[What is asked]: Search the material below for the word "with" and copy every line in which it occurs.

[Data shown]:

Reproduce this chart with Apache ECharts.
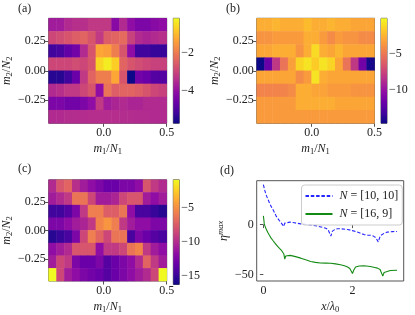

==

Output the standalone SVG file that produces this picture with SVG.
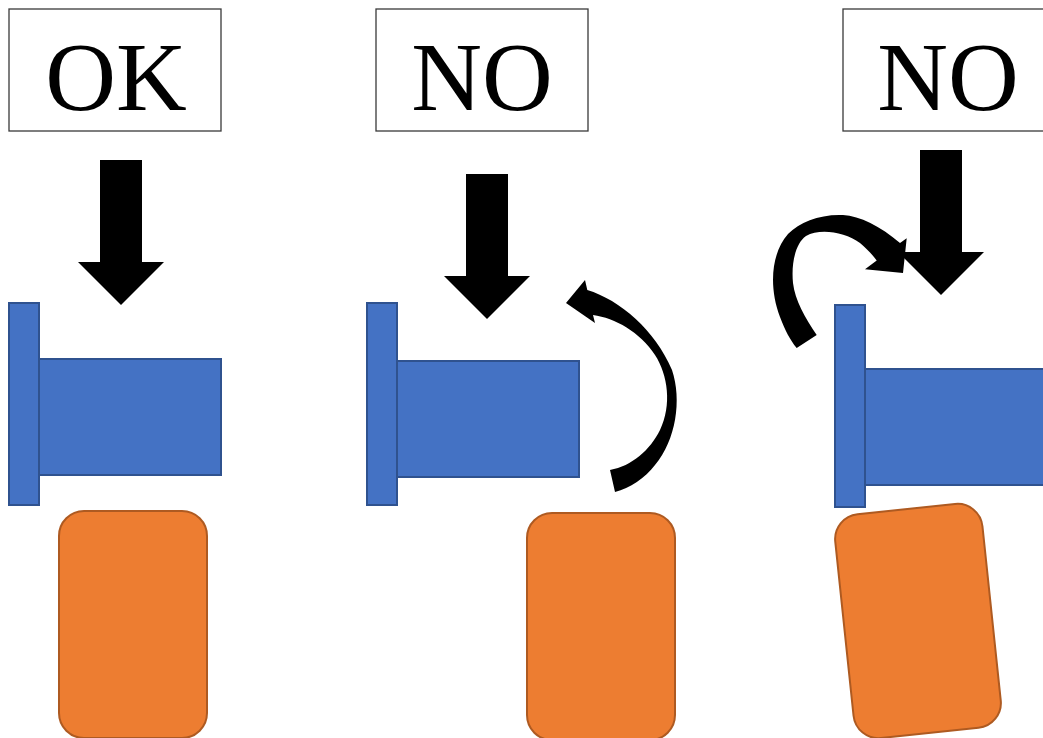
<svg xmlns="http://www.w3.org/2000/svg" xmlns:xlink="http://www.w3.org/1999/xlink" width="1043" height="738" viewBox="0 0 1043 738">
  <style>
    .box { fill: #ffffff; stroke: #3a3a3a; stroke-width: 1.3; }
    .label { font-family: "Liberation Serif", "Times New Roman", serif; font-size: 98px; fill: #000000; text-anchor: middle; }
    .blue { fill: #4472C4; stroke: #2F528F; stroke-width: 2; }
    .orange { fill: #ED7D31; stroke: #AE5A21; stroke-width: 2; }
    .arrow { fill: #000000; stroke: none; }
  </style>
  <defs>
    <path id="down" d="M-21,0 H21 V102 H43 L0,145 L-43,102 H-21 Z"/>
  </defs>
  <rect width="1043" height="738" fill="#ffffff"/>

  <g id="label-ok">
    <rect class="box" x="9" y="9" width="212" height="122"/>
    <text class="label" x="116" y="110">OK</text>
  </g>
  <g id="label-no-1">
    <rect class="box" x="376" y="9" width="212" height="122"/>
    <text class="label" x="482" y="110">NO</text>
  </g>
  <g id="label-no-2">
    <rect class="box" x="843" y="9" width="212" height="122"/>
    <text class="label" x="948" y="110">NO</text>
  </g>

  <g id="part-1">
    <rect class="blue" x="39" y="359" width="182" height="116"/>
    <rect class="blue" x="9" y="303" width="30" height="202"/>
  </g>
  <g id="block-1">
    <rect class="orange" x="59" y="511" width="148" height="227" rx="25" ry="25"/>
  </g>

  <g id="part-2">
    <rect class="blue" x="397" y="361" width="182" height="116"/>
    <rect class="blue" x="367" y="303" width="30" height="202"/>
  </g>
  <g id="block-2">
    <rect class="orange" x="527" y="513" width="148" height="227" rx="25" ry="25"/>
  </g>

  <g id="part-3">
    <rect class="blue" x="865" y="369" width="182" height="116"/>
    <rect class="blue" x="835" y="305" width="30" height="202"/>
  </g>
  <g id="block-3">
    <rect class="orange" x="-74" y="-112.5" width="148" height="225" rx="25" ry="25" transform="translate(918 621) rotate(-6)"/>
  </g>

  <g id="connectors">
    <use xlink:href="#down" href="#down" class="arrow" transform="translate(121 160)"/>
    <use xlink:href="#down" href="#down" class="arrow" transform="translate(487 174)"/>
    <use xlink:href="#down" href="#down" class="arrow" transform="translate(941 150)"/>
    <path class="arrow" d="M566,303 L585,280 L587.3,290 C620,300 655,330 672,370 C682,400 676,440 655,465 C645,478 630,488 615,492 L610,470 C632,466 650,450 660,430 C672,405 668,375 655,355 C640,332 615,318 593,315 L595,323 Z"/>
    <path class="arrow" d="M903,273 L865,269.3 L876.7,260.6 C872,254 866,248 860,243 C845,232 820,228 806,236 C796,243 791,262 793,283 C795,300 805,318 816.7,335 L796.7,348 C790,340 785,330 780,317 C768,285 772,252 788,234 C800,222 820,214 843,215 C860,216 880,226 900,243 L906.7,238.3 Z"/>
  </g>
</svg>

---

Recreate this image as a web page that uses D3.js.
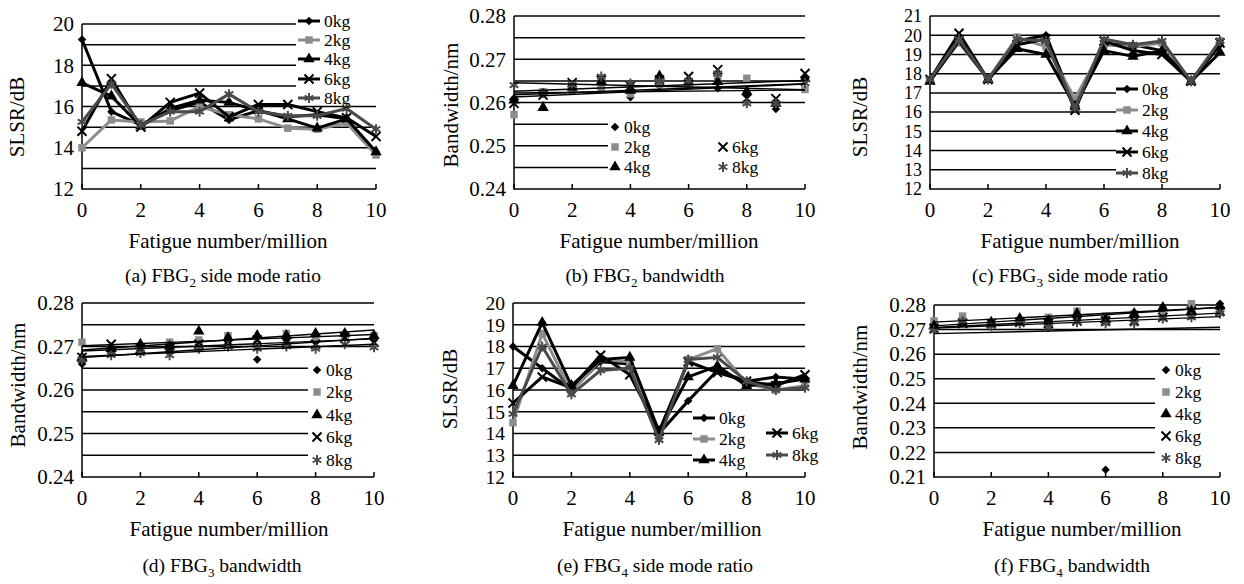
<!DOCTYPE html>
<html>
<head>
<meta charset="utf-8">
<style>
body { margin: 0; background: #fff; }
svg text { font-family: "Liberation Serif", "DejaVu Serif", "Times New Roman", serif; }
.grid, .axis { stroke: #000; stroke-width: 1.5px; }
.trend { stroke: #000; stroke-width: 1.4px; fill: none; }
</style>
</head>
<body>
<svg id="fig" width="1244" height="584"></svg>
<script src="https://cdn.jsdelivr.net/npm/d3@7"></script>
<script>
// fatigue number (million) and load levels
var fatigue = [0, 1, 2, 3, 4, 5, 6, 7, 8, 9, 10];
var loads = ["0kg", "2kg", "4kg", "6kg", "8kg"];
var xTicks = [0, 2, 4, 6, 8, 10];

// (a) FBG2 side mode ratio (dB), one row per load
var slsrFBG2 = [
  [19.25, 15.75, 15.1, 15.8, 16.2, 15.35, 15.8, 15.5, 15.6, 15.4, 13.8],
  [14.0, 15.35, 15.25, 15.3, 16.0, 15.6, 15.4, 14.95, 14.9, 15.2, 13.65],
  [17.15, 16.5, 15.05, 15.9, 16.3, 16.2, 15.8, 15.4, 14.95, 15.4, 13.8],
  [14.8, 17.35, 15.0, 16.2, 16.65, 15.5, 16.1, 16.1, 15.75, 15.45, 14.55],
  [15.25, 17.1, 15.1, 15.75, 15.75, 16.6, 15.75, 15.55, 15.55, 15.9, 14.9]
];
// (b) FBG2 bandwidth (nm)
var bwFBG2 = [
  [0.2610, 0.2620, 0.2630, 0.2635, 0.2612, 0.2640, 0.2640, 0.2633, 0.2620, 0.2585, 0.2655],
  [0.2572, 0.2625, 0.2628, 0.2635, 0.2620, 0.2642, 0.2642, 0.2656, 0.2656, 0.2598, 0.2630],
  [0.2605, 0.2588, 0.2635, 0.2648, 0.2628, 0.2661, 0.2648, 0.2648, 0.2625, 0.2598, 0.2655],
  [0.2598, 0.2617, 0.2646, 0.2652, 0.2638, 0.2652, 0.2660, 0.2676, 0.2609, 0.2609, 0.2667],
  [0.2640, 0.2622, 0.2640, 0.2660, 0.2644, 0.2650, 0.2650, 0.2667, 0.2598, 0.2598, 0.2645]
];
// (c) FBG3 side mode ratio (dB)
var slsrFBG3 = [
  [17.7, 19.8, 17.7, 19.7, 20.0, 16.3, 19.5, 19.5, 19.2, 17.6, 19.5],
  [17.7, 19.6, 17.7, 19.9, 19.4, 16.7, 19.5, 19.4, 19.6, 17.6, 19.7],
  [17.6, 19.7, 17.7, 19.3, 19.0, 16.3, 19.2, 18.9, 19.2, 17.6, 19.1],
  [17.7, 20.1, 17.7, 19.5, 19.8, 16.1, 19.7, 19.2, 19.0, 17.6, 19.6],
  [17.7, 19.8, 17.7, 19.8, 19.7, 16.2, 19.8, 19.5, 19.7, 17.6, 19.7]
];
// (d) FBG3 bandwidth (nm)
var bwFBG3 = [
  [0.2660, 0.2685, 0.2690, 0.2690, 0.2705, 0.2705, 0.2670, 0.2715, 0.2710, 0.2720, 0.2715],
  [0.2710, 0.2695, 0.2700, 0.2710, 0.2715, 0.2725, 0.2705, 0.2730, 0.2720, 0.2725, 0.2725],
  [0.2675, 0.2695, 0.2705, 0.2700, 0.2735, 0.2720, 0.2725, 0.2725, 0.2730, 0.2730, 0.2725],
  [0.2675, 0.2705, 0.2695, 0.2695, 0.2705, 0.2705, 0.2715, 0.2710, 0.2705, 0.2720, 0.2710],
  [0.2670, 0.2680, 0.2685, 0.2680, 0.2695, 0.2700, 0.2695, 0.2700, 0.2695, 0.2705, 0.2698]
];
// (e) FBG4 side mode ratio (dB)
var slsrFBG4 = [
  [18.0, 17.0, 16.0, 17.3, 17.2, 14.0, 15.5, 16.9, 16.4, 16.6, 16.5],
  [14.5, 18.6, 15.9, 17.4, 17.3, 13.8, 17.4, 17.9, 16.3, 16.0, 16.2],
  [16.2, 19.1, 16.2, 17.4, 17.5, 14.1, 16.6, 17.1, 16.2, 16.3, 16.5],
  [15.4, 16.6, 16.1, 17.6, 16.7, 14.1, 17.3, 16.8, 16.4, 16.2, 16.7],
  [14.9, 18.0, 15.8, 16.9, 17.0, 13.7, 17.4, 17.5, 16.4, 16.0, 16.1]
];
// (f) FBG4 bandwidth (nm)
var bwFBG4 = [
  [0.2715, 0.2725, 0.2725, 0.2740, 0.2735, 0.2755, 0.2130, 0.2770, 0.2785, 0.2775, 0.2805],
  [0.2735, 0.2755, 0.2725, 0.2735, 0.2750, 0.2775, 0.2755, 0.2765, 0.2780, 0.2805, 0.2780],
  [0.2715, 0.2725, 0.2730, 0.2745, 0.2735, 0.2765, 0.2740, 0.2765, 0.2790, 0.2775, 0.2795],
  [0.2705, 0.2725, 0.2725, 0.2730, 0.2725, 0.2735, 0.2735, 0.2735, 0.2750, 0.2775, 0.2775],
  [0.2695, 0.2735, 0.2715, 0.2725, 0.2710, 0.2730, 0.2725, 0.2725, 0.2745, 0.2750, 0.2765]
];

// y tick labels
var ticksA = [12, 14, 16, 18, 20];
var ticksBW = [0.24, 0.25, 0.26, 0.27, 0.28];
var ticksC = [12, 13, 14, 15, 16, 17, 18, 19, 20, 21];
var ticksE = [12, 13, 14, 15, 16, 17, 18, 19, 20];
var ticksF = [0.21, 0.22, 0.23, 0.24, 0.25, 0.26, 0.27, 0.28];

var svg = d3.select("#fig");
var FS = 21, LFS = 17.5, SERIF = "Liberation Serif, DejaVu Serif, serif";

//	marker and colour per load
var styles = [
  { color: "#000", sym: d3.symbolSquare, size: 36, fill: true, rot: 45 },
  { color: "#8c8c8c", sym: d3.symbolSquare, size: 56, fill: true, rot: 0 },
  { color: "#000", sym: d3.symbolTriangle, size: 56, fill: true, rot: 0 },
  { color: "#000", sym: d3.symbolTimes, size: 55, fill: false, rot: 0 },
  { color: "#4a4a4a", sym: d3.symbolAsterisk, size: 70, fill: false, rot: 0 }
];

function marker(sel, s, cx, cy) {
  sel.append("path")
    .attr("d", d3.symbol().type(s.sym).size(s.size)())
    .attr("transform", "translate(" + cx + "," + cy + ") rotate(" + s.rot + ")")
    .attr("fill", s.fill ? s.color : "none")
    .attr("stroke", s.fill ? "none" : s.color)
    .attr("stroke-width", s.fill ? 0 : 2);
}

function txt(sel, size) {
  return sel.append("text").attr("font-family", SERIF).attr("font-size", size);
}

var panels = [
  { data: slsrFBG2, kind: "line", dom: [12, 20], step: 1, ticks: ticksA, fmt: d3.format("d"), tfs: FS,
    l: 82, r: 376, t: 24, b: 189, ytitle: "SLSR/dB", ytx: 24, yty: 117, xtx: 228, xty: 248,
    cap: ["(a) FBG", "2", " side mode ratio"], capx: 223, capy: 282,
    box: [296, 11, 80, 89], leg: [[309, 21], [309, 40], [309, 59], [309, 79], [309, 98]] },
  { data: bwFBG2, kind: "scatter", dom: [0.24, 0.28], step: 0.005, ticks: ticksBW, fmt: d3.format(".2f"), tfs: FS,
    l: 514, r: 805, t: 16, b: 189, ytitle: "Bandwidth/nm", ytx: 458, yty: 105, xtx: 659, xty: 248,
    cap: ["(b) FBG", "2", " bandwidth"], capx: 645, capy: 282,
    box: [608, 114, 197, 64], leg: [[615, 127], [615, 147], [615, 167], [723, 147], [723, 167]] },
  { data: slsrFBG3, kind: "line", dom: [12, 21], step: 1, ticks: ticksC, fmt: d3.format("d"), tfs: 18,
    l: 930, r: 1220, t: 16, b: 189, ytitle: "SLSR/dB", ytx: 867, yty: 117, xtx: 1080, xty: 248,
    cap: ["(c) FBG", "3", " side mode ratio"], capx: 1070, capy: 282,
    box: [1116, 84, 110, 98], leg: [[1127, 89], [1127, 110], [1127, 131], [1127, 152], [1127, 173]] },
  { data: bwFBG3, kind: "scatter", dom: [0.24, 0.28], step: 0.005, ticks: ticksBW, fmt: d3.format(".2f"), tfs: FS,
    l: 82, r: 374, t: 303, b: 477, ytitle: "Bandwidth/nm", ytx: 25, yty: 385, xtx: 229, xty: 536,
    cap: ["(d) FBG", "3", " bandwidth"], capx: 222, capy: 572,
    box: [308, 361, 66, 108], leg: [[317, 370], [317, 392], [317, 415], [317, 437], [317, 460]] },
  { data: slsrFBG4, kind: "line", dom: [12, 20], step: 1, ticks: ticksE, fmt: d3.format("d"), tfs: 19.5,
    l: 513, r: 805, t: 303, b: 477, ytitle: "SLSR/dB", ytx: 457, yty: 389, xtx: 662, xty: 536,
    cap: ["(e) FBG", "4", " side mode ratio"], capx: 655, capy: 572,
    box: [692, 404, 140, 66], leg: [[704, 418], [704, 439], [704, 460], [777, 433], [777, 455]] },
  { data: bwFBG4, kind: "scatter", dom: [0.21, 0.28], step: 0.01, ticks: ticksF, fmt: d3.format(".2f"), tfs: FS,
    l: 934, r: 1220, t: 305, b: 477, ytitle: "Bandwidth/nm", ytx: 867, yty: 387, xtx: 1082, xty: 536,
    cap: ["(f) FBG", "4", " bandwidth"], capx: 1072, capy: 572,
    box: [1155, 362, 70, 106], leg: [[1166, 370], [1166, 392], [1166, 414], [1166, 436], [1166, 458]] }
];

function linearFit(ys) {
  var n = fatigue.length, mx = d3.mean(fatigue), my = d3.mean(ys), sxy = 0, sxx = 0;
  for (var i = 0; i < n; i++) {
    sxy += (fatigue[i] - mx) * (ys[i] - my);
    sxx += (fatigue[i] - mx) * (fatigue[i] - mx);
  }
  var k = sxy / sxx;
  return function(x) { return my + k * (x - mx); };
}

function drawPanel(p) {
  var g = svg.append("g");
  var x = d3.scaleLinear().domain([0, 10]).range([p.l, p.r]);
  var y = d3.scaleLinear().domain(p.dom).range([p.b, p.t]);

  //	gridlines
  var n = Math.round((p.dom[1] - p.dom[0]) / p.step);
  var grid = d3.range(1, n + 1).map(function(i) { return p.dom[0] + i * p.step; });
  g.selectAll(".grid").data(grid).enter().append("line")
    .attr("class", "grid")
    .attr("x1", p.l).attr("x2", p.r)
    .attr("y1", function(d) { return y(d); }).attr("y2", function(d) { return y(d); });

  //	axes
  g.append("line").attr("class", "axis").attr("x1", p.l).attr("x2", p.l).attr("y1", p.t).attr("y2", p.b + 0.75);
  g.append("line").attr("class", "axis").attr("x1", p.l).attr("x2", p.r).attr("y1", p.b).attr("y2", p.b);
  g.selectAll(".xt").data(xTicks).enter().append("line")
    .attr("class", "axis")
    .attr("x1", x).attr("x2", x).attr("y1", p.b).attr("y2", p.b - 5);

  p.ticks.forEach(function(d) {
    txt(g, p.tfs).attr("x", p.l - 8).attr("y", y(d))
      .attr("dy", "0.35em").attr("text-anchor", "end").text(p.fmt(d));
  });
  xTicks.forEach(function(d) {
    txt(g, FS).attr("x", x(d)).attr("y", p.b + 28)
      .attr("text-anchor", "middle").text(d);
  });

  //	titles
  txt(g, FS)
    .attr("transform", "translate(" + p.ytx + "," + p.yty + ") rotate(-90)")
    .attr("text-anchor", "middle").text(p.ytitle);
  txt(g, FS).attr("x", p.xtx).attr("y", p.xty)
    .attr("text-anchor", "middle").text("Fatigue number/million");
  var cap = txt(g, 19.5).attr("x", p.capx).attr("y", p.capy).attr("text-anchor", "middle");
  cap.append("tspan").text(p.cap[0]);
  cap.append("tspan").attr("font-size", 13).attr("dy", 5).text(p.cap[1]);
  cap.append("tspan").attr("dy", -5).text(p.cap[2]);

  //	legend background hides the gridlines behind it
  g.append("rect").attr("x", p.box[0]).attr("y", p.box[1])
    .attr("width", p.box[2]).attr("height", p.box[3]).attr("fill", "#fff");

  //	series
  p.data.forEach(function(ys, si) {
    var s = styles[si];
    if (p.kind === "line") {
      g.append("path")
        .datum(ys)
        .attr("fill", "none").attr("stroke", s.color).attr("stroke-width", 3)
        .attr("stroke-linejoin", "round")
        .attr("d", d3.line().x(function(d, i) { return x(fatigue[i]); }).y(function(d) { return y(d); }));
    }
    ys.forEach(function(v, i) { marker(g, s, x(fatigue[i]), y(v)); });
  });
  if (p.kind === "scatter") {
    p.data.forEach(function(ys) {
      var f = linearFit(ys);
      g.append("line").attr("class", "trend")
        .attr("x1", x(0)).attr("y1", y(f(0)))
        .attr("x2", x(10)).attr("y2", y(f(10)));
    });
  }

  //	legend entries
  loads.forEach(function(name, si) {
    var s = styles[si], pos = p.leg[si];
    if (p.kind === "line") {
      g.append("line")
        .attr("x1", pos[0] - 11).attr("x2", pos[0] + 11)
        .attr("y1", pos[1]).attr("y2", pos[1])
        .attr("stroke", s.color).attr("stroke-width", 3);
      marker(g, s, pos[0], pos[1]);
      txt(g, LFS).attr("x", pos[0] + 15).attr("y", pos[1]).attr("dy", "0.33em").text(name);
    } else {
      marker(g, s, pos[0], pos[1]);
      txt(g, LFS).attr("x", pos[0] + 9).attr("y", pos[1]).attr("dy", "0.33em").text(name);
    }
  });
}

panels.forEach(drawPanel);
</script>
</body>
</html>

[Reply]:
Reproduce this chart with Apache ECharts.
Output the standalone SVG file that produces this picture with SVG.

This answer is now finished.